Introduction

Making sense of data is not necesarily becoming easier, but it is certainly appearing easier:

With the growing availability of massive data sets and user-friendly analysis software, it might be thought that there is less need for training in statistical methods. This would be naive in the extreme. Far from freeing us from the need for statistical skills, bigger data and the rise in the number and complexity of scientific studies makes it even more difficult to draw appropriate conclusions. More data means that we need to be even more aware of what the evidence is actually worth (p. 12)

So we need data literacy (definition):

…describes the ability to not only carry out statistical analysis on real-world problems, but also to understand and critique any conclusions drawn by others on the basis of statistics (p. 12)

Metrics are a mess (Metrics layer):

…the official definition of “unemployment” in the UK was changed at least thirty-one times between 1979 and 1996 (p. 8)

As in many places (📜 Predictive Modeling. A Retrospective, 📖 How to lead in Data Science), rigor is very important:

confident conclusions can only be drawn from a study which has been appropriately designed. Unfortunately, in the rush to get data and start analysis, attention to design is often glossed over (p. 15)

There is even a word for the tendency to construct reasons for a connection between what are actually unrelated events: Apophenia (p. 97)

The PPDAC is nothing else than another name for the scientific method.

The Analysis stage… sometimes all that is required is a useful visualization (p. 15)

1. Getting things in proportion: categorical data and percentages

Communicating counts and proportions

Framing: instead of showing survival rates, we can talk about mortality rates for more emotional impact, as well as using the actual number of people apart from a percentage.

Comparing a pair of proportions (percentages)

Always use the absolute difference (relative differences with percentages are very hard to interpret. Can be very manipulative).

See also “Porcentajes perniciosos” (p. 123) from 📖 Bullshit. Contra la charlatanería.

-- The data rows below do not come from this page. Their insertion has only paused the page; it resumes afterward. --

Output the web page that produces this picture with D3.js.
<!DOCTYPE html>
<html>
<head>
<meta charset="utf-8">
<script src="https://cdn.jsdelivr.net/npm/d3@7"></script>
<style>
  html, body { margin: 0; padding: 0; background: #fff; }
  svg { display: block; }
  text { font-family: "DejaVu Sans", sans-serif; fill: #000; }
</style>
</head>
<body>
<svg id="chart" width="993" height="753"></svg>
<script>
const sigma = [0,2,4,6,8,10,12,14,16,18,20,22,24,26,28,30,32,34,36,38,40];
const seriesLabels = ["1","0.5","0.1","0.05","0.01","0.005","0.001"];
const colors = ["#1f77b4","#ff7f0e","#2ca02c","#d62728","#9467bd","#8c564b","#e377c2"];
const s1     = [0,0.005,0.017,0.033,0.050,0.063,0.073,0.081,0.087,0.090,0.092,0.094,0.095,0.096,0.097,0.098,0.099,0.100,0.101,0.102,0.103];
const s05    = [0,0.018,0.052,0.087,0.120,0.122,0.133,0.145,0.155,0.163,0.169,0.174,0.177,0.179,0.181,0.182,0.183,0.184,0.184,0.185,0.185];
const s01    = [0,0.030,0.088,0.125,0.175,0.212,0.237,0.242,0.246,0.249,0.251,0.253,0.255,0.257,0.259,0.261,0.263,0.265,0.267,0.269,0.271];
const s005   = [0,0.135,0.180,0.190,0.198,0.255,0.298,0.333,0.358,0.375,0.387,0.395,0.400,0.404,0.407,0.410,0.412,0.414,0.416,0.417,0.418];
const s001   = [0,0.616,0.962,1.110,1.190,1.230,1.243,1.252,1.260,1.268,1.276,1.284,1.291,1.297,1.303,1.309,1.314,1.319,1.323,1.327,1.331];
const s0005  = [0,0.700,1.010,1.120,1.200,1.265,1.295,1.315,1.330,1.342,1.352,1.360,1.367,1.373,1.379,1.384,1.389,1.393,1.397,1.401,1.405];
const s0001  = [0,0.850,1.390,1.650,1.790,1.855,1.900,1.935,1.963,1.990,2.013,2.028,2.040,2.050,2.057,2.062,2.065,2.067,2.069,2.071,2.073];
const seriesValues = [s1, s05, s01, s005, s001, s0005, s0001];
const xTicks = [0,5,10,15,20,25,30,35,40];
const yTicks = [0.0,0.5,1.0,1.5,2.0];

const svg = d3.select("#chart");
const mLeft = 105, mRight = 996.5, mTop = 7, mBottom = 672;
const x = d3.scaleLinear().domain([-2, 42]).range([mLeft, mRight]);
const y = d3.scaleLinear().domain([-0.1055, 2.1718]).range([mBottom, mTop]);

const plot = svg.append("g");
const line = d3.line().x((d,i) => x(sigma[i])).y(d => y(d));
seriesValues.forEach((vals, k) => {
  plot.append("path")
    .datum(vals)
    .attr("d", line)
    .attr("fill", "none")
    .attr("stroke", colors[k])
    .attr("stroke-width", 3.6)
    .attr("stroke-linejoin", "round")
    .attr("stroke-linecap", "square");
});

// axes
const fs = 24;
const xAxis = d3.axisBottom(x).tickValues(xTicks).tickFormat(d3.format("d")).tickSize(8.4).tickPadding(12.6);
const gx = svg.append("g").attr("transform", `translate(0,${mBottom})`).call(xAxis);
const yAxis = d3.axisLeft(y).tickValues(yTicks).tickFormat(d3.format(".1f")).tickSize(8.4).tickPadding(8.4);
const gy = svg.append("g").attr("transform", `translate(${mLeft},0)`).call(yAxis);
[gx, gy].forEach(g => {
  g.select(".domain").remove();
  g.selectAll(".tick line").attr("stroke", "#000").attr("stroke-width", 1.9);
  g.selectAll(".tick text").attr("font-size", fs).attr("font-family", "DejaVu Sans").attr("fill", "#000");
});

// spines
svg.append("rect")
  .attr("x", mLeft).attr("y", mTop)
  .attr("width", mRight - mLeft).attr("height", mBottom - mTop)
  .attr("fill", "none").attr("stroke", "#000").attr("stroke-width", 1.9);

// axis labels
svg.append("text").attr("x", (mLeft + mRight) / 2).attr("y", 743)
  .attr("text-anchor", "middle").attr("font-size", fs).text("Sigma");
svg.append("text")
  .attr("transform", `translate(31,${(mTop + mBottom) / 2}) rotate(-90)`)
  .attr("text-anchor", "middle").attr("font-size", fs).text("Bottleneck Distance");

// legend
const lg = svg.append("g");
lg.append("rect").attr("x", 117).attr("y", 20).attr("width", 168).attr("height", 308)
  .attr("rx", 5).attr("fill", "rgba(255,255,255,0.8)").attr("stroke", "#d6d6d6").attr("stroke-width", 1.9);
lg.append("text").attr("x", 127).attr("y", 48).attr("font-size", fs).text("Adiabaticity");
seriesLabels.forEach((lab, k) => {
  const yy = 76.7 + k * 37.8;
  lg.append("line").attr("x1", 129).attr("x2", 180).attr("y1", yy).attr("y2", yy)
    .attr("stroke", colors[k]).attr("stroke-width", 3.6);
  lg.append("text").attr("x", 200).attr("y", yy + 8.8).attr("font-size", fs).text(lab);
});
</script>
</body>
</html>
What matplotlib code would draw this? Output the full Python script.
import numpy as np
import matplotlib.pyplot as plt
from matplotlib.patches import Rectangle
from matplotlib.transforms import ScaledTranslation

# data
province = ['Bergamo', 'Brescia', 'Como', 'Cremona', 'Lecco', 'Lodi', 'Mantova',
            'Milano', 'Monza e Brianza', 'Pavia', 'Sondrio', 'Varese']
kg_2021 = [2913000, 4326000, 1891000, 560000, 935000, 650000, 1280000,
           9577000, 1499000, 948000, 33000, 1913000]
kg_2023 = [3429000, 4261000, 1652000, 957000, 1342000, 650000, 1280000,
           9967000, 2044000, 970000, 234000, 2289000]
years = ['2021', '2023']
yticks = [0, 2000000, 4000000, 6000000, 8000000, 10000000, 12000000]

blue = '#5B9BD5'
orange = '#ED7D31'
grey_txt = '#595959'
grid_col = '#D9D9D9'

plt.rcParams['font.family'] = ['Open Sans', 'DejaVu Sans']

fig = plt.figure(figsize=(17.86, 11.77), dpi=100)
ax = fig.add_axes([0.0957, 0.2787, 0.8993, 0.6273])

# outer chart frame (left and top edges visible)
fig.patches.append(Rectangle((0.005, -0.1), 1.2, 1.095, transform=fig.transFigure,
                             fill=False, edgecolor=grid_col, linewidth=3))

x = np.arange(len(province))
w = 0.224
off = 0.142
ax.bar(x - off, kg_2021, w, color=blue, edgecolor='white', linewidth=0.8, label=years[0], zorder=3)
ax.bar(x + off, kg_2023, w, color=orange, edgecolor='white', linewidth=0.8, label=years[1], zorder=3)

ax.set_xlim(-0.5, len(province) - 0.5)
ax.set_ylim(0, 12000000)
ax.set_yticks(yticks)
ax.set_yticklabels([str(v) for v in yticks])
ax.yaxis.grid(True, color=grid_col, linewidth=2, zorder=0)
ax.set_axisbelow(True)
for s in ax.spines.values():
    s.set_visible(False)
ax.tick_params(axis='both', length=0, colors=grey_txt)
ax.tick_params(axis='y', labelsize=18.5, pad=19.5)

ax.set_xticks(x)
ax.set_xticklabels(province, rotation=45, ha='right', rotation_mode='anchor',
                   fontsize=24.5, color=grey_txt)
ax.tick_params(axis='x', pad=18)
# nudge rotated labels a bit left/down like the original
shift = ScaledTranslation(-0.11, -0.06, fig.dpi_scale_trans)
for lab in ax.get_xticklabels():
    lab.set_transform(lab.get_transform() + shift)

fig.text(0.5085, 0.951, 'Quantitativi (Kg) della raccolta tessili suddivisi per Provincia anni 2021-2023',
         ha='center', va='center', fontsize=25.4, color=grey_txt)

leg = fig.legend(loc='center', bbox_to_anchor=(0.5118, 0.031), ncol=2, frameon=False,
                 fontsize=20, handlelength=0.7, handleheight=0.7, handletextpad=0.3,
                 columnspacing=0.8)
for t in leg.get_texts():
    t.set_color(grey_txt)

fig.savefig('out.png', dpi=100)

2. Summarizing and communicating numbers. Lots of numbers

Describing differences between groups of numbers

The usual suspects: mean, median, mode, IQR… The difference between mean and median is indicative of long tails (p. 52)

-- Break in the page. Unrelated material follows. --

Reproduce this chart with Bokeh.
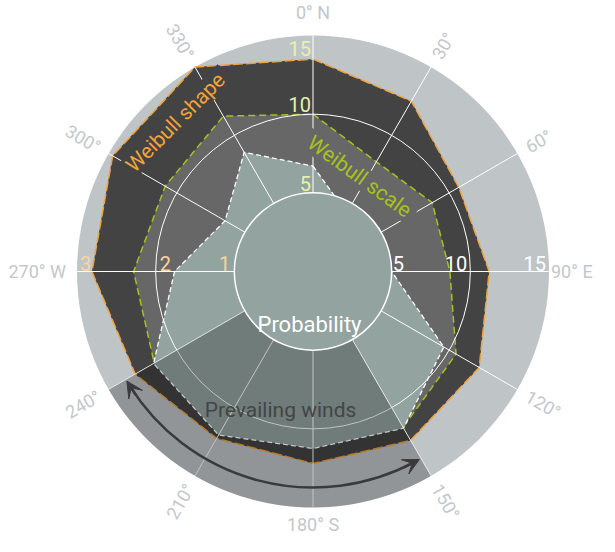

Describing relationships between variables

Pearson correlation coefficient vs. the Spearman’s rank correlation: which only takes into account the data rank, not the specific values, so just cares about steady increases even if they are not in a straight line. However…

…there is no substitute for simply looking at data properly (p. 56).

E.g., in global population, split by continent:

It is always valuable to split data according to a factor that explains some of the overall variability (p. 65)

Communication

As with good non-fiction writing…

…fight the temptation to be too sophisticated (p. 68)

3. Why Are We Looking at Data Anyway? Populations and Measurement

Inductive inference process:

  1. Getting the raw data.
  2. The truth in our sample data.
  3. The study population: the ones who could potentially have been included in our sample.
  4. Target population.

Step 1 to 2 is whether people on a survey tell us the truth.

The hardest step is 2 to 3: making sure our study population is representative of the target population (the Selection Bias of 📖 Causal Inference. The Mixtape): the best way to make sure of that is to drawn a random sample of the population. Step 3 to 4 is similar in this regard.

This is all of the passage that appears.